I’ve come to Lucca to visit friends, and to eat. Shilpa and Antonio live in the peaceful villa district of Monte San Quirico, across the river from Lucca. For Italy they are an unexpected couple. Antonio’s background is half Lucchese and half Piedmontese (which might as well be foreign around here), while Shilpa is Indian American. Antonio’s politics are center-right, Shilpa’s the opposite. Their frequent disagreements about the quality of pale, white, salt-free Tuscan bread are operatic, hilarious, and instructive. In a nutshell, a staple that to Antonio may represent identity, resilience, and Tuscan thrift, to Shilpa represents some pretty bad bread. Meanwhile, their son Zubin, a brown-eyed four-year-old, reminds us of his favorite nursery rhyme (“O is for Obama”). After a few hours with Shilpa and Antonio’s family, the Kebab Controversy and the reign of the Northern League begin to seem slightly abstract.
The first place we hit for sustenance lies outside of Lucca’s walls. What’s even more shocking for wine-soaked Italy is that we are headed for an award-winning brewery by the name of Birrificio Brùton. Inside this cavernous repurposed farmhouse, next to a sweet terrace filled with jazz and children, a waiter sporting sideburns and leather bracelets heats up a jar of baby food while stroking the cheek of a mesmerized youngster. Iacopo Lenci, the 26-year-old owner, serves serious beer and formidable pub grub. Lenci’s dad is a winemaker, which brings to mind both continuity and rebellion. We’re quaffing large amounts of Brùton’s notable Dieci beer, so named for its 10 percent alcohol content, a magnificently fruity creation endowed with notes of caramel and licorice, as well as the chocolaty Momus, which somehow stacks up against the kitchen’s lightly fried rabbit, juicy grilled onions, and a hamburger (yes, a hamburger!) composed of rich Tuscan meat and a familiar sesame-seed bun. The bun instigates another discussion on the quality and provenance of Tuscan bread, during which Shilpa says of Lenci and his groundbreaking brewery, “This guy’s the future of Italy. This is the only way it’ll go forward.” No one disagrees.

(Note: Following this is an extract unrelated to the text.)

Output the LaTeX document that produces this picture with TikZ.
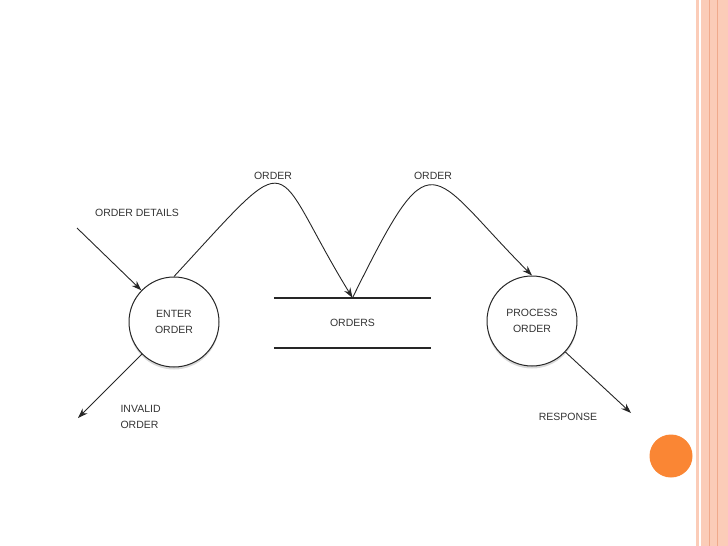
\documentclass[tikz,border=0pt]{standalone}
\usepackage{fontspec}
\setmainfont{Liberation Sans}
\usetikzlibrary{shadows,arrows.meta}
\definecolor{framepink}{RGB}{251,204,184}
\definecolor{framedark}{RGB}{240,170,140}
\definecolor{dotorange}{RGB}{250,134,52}
\tikzset{
    bubble/.style={circle, draw=black!85, line width=1pt, fill=white, minimum size=90pt, align=center,
        drop shadow={opacity=.3, shadow xshift=0pt, shadow yshift=-2.5pt}},
    flow/.style={-{Stealth[length=10pt,width=7pt]}, black!85, line width=.9pt},
    every node/.style={font=\fontsize{10.5}{15.5}\selectfont, text=black!80}
}
\begin{document}
\begin{tikzpicture}[x=1pt,y=-1pt]
    \useasboundingbox (0,0) rectangle (728,546);
    \fill[framepink] (696,0) rectangle (698.5,546);
    \fill[framepink] (701,0) rectangle (728,546);
    \draw[framedark] (709.5,0)--(709.5,546);
    \draw[framedark] (717.5,0)--(717.5,546);
    \fill[dotorange] (671,456) circle (21.5pt);
    \node[bubble] (enter) at (174,322) {ENTER\\ORDER};
    \node[bubble] (procorder) at (532,321) {PROCESS\\ORDER};
    \node[minimum width=157pt, minimum height=50pt] (store) at (352.5,323) {ORDERS};
    \draw[black!85, line width=2pt] (store.north west)--(store.north east);
    \draw[black!85, line width=2pt] (store.south west)--(store.south east);
    \coordinate (detailsin) at (77,228);
    \coordinate (invalidout) at (78,418);
    \coordinate (responseout) at (631,413);
    \draw[flow] (detailsin)--(enter);
    \draw[flow] (enter)--(invalidout);
    \draw[flow] (procorder)--(responseout);
    \draw[flow] (enter.north) .. controls (300,140) and (268,160) .. (store.north);
    \draw[flow] (store.north) .. controls (434,133) and (427,170) .. (procorder.north);
    \draw (273,176) node {ORDER};
    \draw (433,176) node {ORDER};
    \draw (137,213) node {ORDER DETAILS};
    \draw (117,417) node[anchor=west, align=left] {INVALID\\ORDER};
    \draw (568,417) node {RESPONSE};
\end{tikzpicture}
\end{document}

Our next stop: a restaurant named Grano Salis, also outside of Lucca’s walls. Firouz Galdo, an Iranian-born architect working in Rome, was brought in to create a contemporary space full of light, wood, and pewter—the whole thing could easily sit atop a Hong Kong skyscraper. Grano Salis, full of young locals, is certainly in the pro-kebab camp. Its website weighs in on the controversy, noting that Italian cuisine is flooded with foreign influences and that there’s not a whale of difference between, say, sashimi and crudo or, for that matter, kebabs and the Italian spiedini. The interior of Grano Salis is covered in mottoes such as Mangia come pensi (“Eat like you think”), and thoughtful is the best way to describe the restaurant’s professional and knowledgeable waitstaff, who will say things like: “The octopus we saw today at the market was too small. We didn’t like it.”
What they did like were the succulent mini-clams in the ramen-thick, beyond-al-dente tonnarelli con polipetti e pecorino and the silky trippa of baccalà alla romana, sitting atop tomato and garlic on toast. We drink down a Tenuta delle Terre Nere, grown in the rocks of the Etna volcano, with an aromatic complexity that boggles the mind and leads to comments along the lines of “The filthiest wine I’ve ever had” and “It tastes like a very dirty child.”
Another night, we head for Ristorante Lombardo, in the pretty hills of Santo Stefano, 15 minutes outside of Lucca’s walls. Lombardo specializes in very honest Lucchese cuisine, such as the stewed codfish with leek, and also represents some decent and inexpensive local wines. Facing the port of Livorno, the restaurant’s terrace feels temperate and joyous with nuclear families, the mountains nearly glisten, and the lack of light pollution is spectacular. The egg-yellow tortelli lucchese are a meaty double threat—there’s beef and pork and bread crumbs inside, and beef and pork (and tons of vegetables) in the sauce. Lombardo’s pillowy specimens are so rich, eating them feels like biting into a Swiss franc.
In the opposite direction from the city is the famous Michelin-starred La Mora, which after 143 years still keeps tradition in check with its inventive cooking. The wine cellar is a glorious museum filled with dust-covered beauties—it’s worth a trip inside just to watch a 1980 Pétrus Pomerol gleam seductively—and the wine list leaves no stone unturned. We gorge on the aquadelle fritte, sweet tiny river fish that must have sardines for big cousins, then hit the chickpea soup with shrimp, an entirely successful interpretation of a Lucchese classic, saving room for the fiori di zucca that have been with us at the table for half an hour but are still living and breathing, still firm and crisp. A deconstructed farro soup bearing a spicy, vaguely Mexican kick puts a brief multicultural smile on our faces.